Worthwhile water planning must integrate hydrology, climatology, law, economics, and the social sciences. Establishing the technical and social planning program the law requires is a technical matter. Integrity requires the Commission’s understanding of transparent reasoning and its consideration of evidence commission members find credible.
A non-technical hearing format is inadequate for the complex, interdisciplinary water security planning program Rules. The non-technical hearing record will be a transcript of opinions, not evidence, leaving the Commission’s decisions vulnerable to challenge.
Compressed Schedule
Staff have filed thousands of pages into the record. Only the State Engineer and ISC staff may present evidence and testimony at the hearing.

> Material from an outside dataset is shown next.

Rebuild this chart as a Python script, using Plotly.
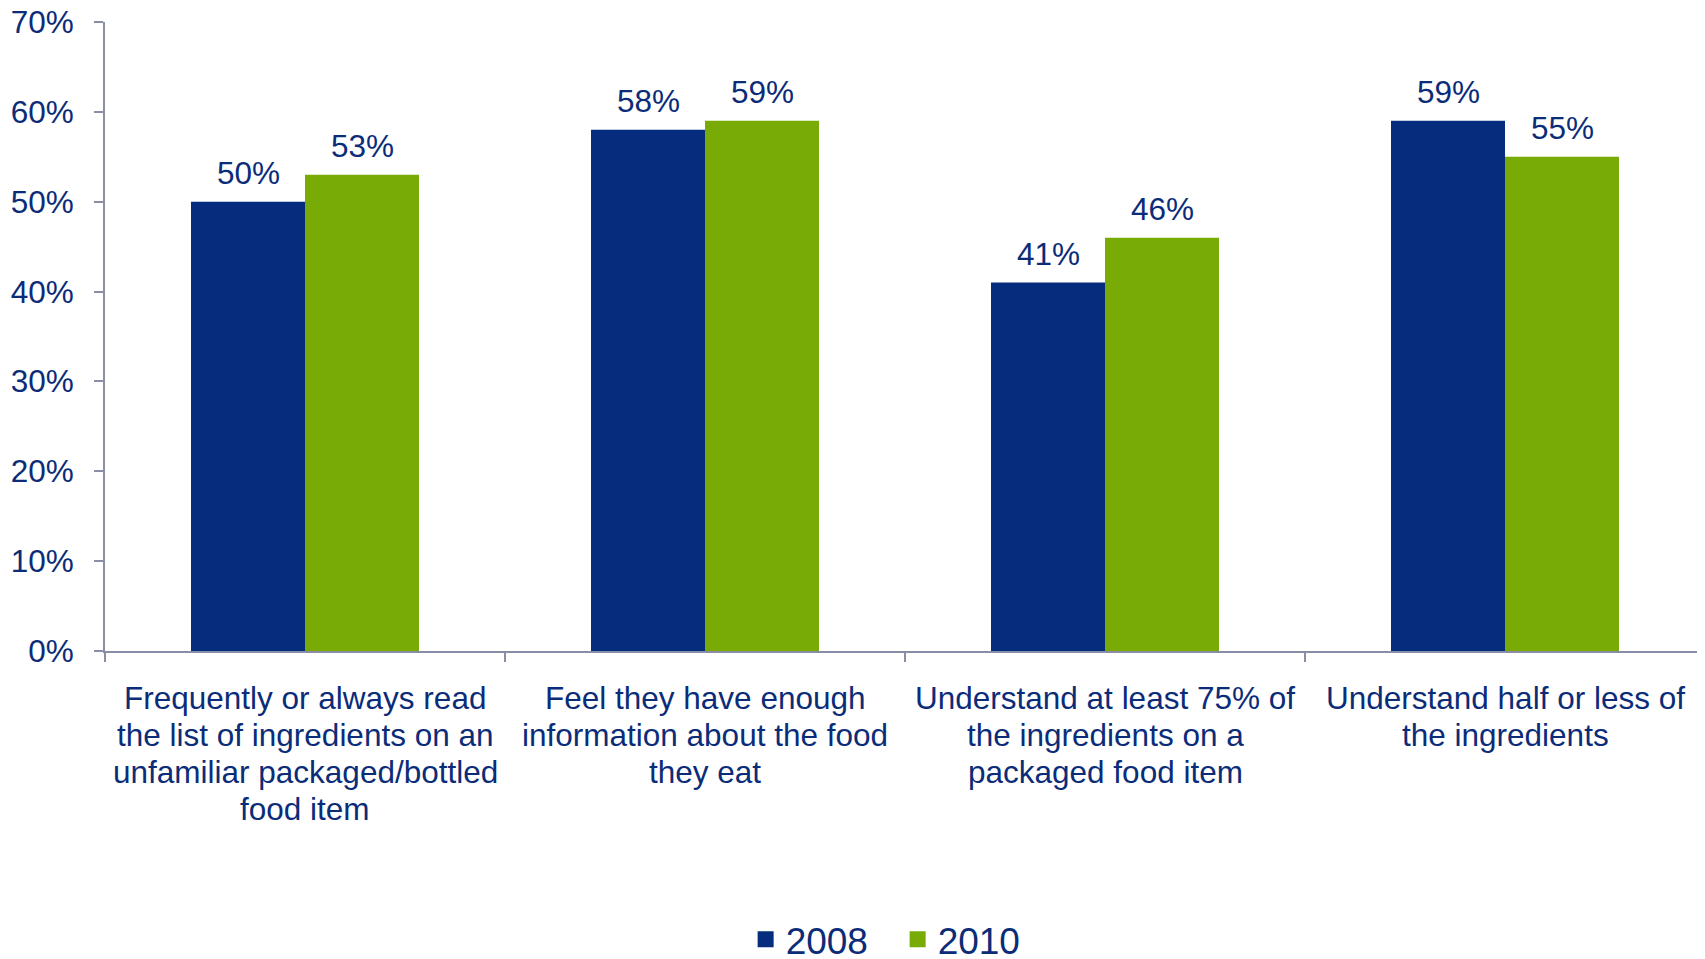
import plotly.graph_objects as go

categories = [
    "Frequently or always read\nthe list of ingredients on an\nunfamiliar packaged/bottled\nfood item",
    "Feel they have enough\ninformation about the food\nthey eat",
    "Understand at least 75% of\nthe ingredients on a\npackaged food item",
    "Understand half or less of\nthe ingredients",
]
series_names = ["2008", "2010"]
values_2008 = [0.50, 0.58, 0.41, 0.59]
values_2010 = [0.53, 0.59, 0.46, 0.55]

TEXT = "#0b2c78"
AXIS = "#8a8da6"
COLORS = ["#062d7d", "#78ab06"]
FONT = "Liberation Sans, Arial, sans-serif"
FS = 31.5
BAR_W = 0.285

x_keys = [c.replace("\n", " ") for c in categories]

fig = go.Figure()
annotations = []
for s, (name, vals) in enumerate(zip(series_names, [values_2008, values_2010])):
    off = -BAR_W if s == 0 else 0.0
    fig.add_trace(go.Bar(name=name, x=x_keys, y=vals, width=BAR_W, offset=off,
                         marker_color=COLORS[s], marker_line_width=0, showlegend=False))
    # legend entry with a larger square swatch
    fig.add_trace(go.Scatter(name=name, x=[None], y=[None], mode="markers",
                             marker=dict(symbol="square", size=22, color=COLORS[s]),
                             showlegend=True))
    for i, v in enumerate(vals):
        annotations.append(dict(x=i + off + BAR_W / 2, y=v, xref="x", yref="y",
                                text=f"{v:.0%}", showarrow=False, yanchor="middle",
                                yshift=29, font=dict(size=FS, color=TEXT, family=FONT)))

# category labels, one line per annotation to match the tight line spacing
for i, c in enumerate(categories):
    for j, line in enumerate(c.split("\n")):
        annotations.append(dict(x=i, y=0, xref="x", yref="paper", text=line,
                                showarrow=False, yanchor="middle", xanchor="center",
                                yshift=-(47 + 37 * j),
                                font=dict(size=FS, color=TEXT, family=FONT)))

fig.update_layout(
    width=1697, height=951,
    margin=dict(l=97, r=0, t=14, b=308, autoexpand=False),
    barmode="overlay",
    plot_bgcolor="white", paper_bgcolor="white",
    font=dict(family=FONT, color=TEXT, size=FS),
    showlegend=True,
    legend=dict(orientation="h", x=0.4954, xanchor="center", y=-0.459, yanchor="middle",
                font=dict(size=37, color=TEXT, family=FONT), traceorder="normal",
                entrywidth=107),
    annotations=annotations,
)
fig.update_yaxes(range=[0, 0.7], dtick=0.1, tickformat=".0%", showgrid=False,
                 showline=True, linecolor=AXIS, linewidth=2, ticks="outside",
                 tickcolor=AXIS, ticklen=9, tickwidth=2, zeroline=False,
                 ticklabelstandoff=14, ticklabeloverflow="allow",
                 tickfont=dict(size=FS, color=TEXT, family=FONT))
fig.update_xaxes(showline=True, linecolor=AXIS, linewidth=2, ticks="outside",
                 tickson="boundaries", tickcolor=AXIS, ticklen=9, tickwidth=2,
                 showgrid=False, showticklabels=False, range=[-0.5, 3.5])

fig.write_html("out.html")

The public comment period closed September 27. Staff expert testimony was filed on October 1. The hearing starts two weeks later.
This hearing structure and the compressed schedule violate due process requirements expressed in “case law.” The State Rules Act specifically requires adherence to “case law.”
Selective and Unexplained Revisions
Staff testimony responds selectively to a few comments and revises portions of the draft accordingly; it fails to identify why certain comments were singled out for a staff response and doesn’t cite criteria or evidence. Such opacity erodes trust and risks rendering the rule arbitrary under judicial review.
Public Comments
Some of the 73 public comments advocated for specific water governance outcomes. Most comments were broadly critical. Some provided detailed critiques, with many suggestions. A handful said the proposal was okay.
Scientists Want Science
Beyond process, agencies fault the rule’s substance. The New Mexico Department of Wildlife urged that councils be required, not merely encouraged, to use best available science regarding species and habitats.
Rio Grande Return and others noted that wetlands are omitted entirely.
A major coalition, New Mexico Wild, Audubon Southwest, Amigos Bravos, and Western Resource Advocates, warned that “may consider” clauses turn mandates into options. They called for a defined procedure to consider the needs of future generations, as the law explicitly requires, and for measurable accountability. Others called for the mandatory ‘considerations’ to be made substantive and reviewable, not simply be repeated from the Act without implementable substance.
Local Voices Seek Fairness
Community water systems raised parallel concerns. The Eldorado Area Water & Sanitation District questioned how priorities could be fairly considered and ranked across huge regions. Others said funding and prioritization criteria remain unclear. “Readiness” the only ranking criteria is undefined
Projects labeled ‘ready’ would be prioritized to outrank long-term programs and policies to balance water uses with water supplies, advance the public welfare, or protect water for future generations. Those efforts can’t be “ready” when proposed. They will require more time and resources, but they align with the law’s purpose.
Traditional Communities Demand Protection
Acequia leaders said the draft ignores centuries-old governance. The New Mexico Acequia Association warned that traditional uses remain unprotected and representation uncertain. The Cattle Growers’ Association voiced the same worry: that urban priorities would override rural needs without safeguards. Irrigators and Pueblos asserted their senior rights.
How Not to Implement Transformative Law
Unless the ISC reopens the record, files its missing rationale, and allows a fair process founded on rationale and evidence, this proceeding will stand as a case study in how not to implement transformative legislation.